We are, however, quite some distance from the theoretical maximums of 4 triangles per cycle for the GF100 and 2 triangles per cycle for the GF104. Something is limiting them but we don’t exactly know what. We do know however that this limitation doesn’t exist on the GF100 Quadro derivatives.
We then carried out a similar test but this time using tessellation. This test tool hasn’t yet been finalised and fully optimised to give the best yields. It can however already be used to compare the solutions amongst themselves:
The advantage of the GeForces over the Radeons is there for all to see. The Radeons seem to be limited to 1 triangle every 3 cycles when tessellation is used. AMD told us that this wasn’t always the case and that the tessellation unit was capable of outputting one triangle per cycle. This is something we haven’t yet managed to reproduce as the Radeons are very quickly left behind when too many triangles are generated. Note however that at 270 million triangles per second, you can already envisage some pretty complex scenes with the Radeons!
AMD and NVIDIA have very different approaches. While the Radeons all give identical performance here, the GeForces vary card by card. We have also noted enormous gains with the GeForces when the GPUs have to load several vertices per primitive. The GF100 and the GF104 continue to run at full speed when loading 2 or 3 while other GPUs see their speeds go into freefall here because they can only load one vertex per clock.
We tested tessellation with an AMD demo that is part of Microsoft’s DirectX SDK. This demo allows us to compare bump mapping, parallax occlusion mapping (the most advanced bump mapping technique used in gaming) and displacement mapping that uses tessellation.
Basic bump mapping.
Parallax occlusion mapping.
Displacement mapping with adaptive tessellation.
By creating true additional geometry, displacement mapping displays clearly superior quality.
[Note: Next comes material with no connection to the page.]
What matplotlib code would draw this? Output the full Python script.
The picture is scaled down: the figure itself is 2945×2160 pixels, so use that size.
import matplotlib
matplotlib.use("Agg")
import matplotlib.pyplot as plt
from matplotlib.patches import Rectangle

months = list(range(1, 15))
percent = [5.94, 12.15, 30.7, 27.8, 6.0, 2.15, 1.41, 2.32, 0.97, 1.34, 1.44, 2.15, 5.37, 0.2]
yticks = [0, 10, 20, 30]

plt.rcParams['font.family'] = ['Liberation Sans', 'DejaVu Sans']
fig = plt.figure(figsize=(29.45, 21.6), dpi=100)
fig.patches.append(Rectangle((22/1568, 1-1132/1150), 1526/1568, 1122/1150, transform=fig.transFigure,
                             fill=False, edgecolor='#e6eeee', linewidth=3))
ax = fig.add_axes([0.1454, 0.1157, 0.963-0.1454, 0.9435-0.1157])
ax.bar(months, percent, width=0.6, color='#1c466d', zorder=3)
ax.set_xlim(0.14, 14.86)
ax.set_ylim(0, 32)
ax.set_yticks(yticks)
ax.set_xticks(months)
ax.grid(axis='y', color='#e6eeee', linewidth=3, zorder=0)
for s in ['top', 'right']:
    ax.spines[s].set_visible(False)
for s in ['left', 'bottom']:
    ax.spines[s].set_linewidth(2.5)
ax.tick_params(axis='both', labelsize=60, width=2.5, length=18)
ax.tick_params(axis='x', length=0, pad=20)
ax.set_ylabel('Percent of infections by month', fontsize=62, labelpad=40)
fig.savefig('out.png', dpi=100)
Here we activated the adaptive algorithm that allows you to avoid generation of useless geometry and too many small triangles that will not fill any quads and waste a lot of ressources.
We also measured performances obtained with the different techniques:
It is interesting to note that tessellation doesn’t only improve rendering quality but also performance! Parallax occlusion mapping is in fact very ressource heavy as it uses a complex algorithm that attempts to simulate geometry realistically. Unfortunately it generates a lot of aliasing and this is noticeable on the edges of objects or surfaces that use it.
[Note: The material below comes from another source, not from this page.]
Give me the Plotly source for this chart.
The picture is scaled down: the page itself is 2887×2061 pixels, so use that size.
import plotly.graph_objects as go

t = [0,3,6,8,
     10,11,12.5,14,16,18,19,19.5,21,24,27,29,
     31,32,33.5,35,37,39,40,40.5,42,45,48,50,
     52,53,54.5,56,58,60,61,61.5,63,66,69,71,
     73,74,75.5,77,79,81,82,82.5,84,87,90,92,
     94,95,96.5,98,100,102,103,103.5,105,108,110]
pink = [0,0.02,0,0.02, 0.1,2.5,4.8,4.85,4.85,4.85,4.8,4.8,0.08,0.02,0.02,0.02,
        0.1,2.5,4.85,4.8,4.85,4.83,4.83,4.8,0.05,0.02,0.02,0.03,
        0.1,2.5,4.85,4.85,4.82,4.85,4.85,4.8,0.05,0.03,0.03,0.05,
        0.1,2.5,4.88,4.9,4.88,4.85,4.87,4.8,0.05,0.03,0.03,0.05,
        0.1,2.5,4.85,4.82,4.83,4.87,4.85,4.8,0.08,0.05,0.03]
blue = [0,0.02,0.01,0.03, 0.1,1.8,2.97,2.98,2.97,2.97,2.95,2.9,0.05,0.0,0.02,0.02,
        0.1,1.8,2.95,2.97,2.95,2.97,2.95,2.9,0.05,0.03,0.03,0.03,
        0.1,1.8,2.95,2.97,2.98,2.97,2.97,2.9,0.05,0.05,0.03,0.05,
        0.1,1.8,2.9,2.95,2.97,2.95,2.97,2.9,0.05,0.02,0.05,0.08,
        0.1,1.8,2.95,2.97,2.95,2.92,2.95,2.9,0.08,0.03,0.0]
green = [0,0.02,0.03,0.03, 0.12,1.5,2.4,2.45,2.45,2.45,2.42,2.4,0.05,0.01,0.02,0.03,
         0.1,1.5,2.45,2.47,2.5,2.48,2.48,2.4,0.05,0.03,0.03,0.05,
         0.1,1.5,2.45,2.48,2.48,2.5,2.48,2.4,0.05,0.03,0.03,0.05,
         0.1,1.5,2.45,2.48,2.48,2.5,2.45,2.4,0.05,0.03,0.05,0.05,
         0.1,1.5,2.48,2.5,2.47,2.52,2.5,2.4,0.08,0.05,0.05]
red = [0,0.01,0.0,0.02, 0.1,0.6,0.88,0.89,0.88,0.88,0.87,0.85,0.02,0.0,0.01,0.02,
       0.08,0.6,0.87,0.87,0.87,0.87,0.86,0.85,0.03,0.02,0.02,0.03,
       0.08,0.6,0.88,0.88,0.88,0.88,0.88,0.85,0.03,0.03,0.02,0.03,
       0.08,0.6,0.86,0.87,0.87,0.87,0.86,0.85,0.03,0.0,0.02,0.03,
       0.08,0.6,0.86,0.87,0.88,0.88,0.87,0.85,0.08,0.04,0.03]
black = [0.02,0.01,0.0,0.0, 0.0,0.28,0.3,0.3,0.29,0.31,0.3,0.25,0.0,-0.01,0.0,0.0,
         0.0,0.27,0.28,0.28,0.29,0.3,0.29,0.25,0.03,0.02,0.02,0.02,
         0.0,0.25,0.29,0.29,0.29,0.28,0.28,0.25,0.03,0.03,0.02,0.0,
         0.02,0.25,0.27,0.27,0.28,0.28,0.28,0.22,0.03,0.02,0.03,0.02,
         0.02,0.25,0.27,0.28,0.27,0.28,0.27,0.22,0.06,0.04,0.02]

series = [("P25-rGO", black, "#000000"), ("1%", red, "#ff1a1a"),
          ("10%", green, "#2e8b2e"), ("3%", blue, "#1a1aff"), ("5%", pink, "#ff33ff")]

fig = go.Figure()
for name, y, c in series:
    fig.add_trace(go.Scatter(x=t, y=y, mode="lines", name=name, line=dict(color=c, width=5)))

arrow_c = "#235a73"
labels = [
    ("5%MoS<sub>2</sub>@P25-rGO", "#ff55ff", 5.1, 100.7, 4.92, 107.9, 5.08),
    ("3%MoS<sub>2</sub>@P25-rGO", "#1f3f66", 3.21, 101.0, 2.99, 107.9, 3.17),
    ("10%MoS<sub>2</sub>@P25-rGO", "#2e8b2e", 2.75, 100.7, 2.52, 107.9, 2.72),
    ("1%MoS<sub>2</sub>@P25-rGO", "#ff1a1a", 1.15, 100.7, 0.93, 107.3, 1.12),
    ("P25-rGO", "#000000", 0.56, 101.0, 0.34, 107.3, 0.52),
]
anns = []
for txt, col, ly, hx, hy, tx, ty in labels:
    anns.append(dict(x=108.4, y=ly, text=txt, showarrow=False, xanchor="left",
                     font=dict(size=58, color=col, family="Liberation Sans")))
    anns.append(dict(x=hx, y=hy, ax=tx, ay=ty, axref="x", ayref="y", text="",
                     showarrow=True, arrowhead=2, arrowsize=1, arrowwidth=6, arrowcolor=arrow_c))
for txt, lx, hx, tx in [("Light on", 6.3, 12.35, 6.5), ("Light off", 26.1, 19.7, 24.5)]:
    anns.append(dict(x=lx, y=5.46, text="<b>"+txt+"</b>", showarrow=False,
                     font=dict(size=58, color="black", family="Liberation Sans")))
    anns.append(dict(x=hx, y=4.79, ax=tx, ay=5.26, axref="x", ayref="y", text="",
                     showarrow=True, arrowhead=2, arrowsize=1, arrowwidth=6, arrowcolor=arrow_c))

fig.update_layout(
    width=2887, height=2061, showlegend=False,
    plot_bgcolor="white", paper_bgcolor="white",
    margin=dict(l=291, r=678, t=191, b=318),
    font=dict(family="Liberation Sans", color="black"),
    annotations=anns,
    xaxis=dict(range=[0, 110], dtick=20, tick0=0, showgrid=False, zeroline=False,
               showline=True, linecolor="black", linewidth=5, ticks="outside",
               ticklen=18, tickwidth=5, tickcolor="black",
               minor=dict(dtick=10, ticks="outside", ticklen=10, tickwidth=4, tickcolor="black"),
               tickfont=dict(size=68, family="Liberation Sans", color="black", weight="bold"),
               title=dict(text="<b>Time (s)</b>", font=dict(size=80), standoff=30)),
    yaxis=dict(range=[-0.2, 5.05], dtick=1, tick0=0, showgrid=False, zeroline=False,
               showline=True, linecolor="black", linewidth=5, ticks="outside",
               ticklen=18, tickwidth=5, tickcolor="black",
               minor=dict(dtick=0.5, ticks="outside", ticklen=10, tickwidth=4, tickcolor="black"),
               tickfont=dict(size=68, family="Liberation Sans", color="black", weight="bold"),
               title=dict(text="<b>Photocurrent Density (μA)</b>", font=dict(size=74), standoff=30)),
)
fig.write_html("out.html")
Note however that in the present case the displacement mapping algorithm is helped by the fact that it is dealing with a flat surface. If it has to smooth geometry contours and apply displacement mapping at the same time the demands are of course much higher.
The GeForce GTX 400s do much better with tessellation load here than the Radeon HD 5000s. With extreme tessellation levels, the GeForce GTX 460 is almost twice as fast as the Radeon HD 5870 in this test. The use of an adaptive algorithm which regulates the level of tessellation acording to the areas that are more or less detailed, depending on distance or screen resolution gives significant gains across the board and is more representative of what developers will put into place. The gap between the GeForces and the Radeons is then reduced, but the GeForce GTX 400s retain a significant advantage.